Problem:
Each line containing the word "chart" should be found and copied.

Material for this task:
━━━

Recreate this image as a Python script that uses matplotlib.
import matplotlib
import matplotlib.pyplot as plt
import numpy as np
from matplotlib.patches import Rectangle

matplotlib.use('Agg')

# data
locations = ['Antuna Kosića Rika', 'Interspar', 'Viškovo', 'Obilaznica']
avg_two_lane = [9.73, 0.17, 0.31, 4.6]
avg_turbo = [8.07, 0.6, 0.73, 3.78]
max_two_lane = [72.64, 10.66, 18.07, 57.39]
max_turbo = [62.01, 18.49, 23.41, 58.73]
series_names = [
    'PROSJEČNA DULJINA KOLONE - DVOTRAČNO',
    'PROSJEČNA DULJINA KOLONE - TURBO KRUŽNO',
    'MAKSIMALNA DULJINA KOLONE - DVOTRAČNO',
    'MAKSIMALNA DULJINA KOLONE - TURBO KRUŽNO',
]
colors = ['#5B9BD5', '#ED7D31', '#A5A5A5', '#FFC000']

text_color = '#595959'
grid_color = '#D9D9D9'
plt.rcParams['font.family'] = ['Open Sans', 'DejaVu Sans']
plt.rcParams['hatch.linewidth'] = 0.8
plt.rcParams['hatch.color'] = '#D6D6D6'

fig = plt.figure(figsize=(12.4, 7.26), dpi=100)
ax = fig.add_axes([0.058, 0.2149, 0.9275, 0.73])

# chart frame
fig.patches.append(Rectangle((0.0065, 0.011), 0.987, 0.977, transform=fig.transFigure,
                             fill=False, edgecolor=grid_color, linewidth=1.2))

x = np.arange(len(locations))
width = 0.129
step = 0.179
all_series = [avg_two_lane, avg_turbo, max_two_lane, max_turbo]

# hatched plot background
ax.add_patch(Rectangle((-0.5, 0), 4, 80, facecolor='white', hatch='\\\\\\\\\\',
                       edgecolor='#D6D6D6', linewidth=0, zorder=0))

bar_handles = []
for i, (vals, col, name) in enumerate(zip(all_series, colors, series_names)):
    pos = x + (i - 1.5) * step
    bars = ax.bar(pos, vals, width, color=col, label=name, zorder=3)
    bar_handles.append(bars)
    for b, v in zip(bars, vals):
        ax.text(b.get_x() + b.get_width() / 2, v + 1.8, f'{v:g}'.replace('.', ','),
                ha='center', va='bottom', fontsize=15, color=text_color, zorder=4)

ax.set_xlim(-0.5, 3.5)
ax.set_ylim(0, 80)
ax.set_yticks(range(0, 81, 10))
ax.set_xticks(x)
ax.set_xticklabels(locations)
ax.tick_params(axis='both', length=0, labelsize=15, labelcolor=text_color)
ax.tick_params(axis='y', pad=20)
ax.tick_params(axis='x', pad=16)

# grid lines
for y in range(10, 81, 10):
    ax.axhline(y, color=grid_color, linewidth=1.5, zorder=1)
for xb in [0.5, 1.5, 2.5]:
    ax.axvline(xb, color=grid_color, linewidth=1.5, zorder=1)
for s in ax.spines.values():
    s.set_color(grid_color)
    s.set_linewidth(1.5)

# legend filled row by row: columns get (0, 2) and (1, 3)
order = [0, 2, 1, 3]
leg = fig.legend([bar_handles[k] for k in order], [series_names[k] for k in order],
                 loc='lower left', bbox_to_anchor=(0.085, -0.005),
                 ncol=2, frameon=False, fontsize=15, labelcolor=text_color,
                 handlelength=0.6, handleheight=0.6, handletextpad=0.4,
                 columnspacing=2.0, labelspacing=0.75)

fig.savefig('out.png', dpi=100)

━━━

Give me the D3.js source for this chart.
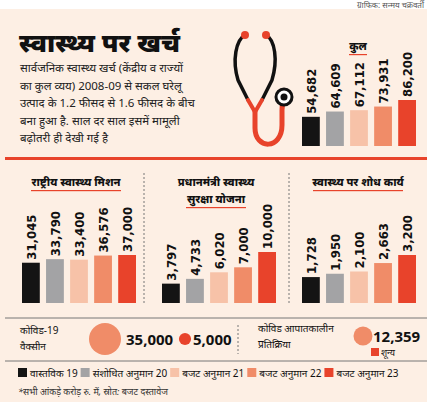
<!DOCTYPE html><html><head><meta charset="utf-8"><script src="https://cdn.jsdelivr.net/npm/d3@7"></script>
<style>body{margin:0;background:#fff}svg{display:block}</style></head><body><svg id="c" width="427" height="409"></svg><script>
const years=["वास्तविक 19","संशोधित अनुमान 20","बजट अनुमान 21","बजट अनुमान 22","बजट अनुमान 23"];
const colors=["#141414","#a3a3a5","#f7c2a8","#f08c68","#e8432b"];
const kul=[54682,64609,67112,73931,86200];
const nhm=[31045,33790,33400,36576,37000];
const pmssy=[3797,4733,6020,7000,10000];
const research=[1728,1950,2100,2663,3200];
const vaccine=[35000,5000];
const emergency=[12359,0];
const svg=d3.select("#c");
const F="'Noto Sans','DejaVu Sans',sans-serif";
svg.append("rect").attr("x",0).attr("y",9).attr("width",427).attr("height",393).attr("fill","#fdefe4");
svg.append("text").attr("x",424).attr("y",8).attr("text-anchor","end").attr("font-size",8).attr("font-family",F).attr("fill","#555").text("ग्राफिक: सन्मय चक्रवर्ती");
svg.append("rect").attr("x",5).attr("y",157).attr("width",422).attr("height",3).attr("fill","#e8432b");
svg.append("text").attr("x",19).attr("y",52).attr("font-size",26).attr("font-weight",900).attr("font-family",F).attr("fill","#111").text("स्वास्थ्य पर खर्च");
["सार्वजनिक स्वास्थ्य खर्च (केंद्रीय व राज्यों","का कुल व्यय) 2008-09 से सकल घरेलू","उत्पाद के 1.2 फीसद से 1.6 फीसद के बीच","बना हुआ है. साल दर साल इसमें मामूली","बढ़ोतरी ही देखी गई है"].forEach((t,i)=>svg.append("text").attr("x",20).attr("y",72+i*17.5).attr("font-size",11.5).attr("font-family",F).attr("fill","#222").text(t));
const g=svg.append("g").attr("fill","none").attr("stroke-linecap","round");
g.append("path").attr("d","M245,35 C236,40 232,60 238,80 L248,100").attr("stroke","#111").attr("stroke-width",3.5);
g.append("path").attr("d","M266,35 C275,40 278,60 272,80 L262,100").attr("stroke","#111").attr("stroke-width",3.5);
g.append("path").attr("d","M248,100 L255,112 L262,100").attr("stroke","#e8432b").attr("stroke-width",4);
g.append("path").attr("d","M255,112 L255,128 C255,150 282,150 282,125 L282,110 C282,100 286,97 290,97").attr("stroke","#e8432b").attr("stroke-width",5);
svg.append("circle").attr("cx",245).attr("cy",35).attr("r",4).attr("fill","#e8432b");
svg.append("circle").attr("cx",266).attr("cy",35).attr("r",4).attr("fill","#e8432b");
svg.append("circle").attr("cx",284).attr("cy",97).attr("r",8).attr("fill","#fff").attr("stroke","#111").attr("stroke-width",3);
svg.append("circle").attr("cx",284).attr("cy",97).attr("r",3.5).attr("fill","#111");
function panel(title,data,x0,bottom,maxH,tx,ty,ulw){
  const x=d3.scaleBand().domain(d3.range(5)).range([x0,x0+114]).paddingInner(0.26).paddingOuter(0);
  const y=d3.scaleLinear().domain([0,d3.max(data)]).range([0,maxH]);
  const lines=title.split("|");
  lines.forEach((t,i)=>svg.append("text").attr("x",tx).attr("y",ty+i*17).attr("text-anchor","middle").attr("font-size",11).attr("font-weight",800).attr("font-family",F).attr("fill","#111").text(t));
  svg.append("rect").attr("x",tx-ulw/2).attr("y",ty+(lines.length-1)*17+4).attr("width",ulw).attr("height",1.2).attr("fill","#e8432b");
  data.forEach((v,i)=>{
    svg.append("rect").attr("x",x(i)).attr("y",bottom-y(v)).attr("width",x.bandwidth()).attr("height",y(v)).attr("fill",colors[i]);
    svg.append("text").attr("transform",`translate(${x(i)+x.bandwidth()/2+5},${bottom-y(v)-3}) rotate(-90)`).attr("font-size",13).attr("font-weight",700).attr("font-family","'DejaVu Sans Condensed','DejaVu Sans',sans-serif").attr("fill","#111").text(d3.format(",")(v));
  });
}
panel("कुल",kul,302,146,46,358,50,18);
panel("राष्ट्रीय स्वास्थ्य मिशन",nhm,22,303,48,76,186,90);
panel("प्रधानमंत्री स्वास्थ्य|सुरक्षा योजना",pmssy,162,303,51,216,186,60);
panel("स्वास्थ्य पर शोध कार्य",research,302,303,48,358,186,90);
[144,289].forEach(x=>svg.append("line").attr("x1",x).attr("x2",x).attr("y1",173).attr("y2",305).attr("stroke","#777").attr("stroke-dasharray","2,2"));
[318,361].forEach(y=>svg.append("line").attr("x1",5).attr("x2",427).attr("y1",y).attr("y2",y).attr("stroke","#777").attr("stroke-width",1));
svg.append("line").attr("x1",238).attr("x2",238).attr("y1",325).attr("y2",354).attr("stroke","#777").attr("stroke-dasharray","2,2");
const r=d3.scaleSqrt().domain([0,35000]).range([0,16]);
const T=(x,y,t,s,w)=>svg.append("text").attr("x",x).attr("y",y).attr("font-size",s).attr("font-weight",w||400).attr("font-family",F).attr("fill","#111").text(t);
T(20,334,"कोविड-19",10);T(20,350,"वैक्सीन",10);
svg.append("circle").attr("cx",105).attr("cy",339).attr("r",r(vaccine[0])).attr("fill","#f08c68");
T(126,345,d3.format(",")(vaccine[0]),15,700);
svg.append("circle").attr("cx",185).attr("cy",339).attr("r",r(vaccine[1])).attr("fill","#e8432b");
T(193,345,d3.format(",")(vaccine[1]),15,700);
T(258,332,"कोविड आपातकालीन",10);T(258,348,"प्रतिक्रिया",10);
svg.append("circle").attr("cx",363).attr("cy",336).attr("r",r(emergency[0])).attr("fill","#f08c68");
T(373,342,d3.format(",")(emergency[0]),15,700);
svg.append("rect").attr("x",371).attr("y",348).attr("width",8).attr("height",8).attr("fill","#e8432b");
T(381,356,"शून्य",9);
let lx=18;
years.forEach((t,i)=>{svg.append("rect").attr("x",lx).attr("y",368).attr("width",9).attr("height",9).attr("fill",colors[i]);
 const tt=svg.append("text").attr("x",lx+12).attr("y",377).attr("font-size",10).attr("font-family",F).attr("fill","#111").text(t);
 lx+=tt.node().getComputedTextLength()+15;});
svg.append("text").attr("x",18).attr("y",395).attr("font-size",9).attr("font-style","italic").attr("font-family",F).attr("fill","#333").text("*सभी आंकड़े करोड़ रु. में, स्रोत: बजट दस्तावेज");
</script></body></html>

━━━

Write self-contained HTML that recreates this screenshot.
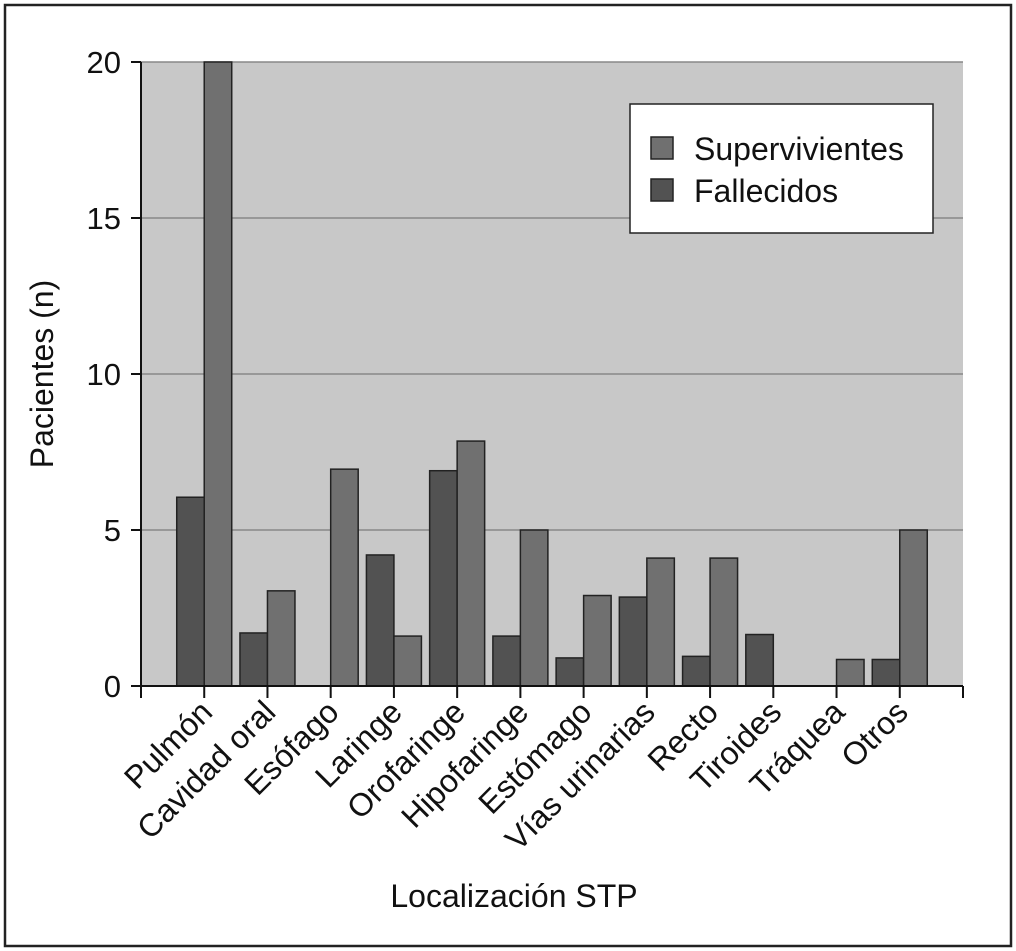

━━━

The answer:
# chart frame
Give me the D3.js source for this chart.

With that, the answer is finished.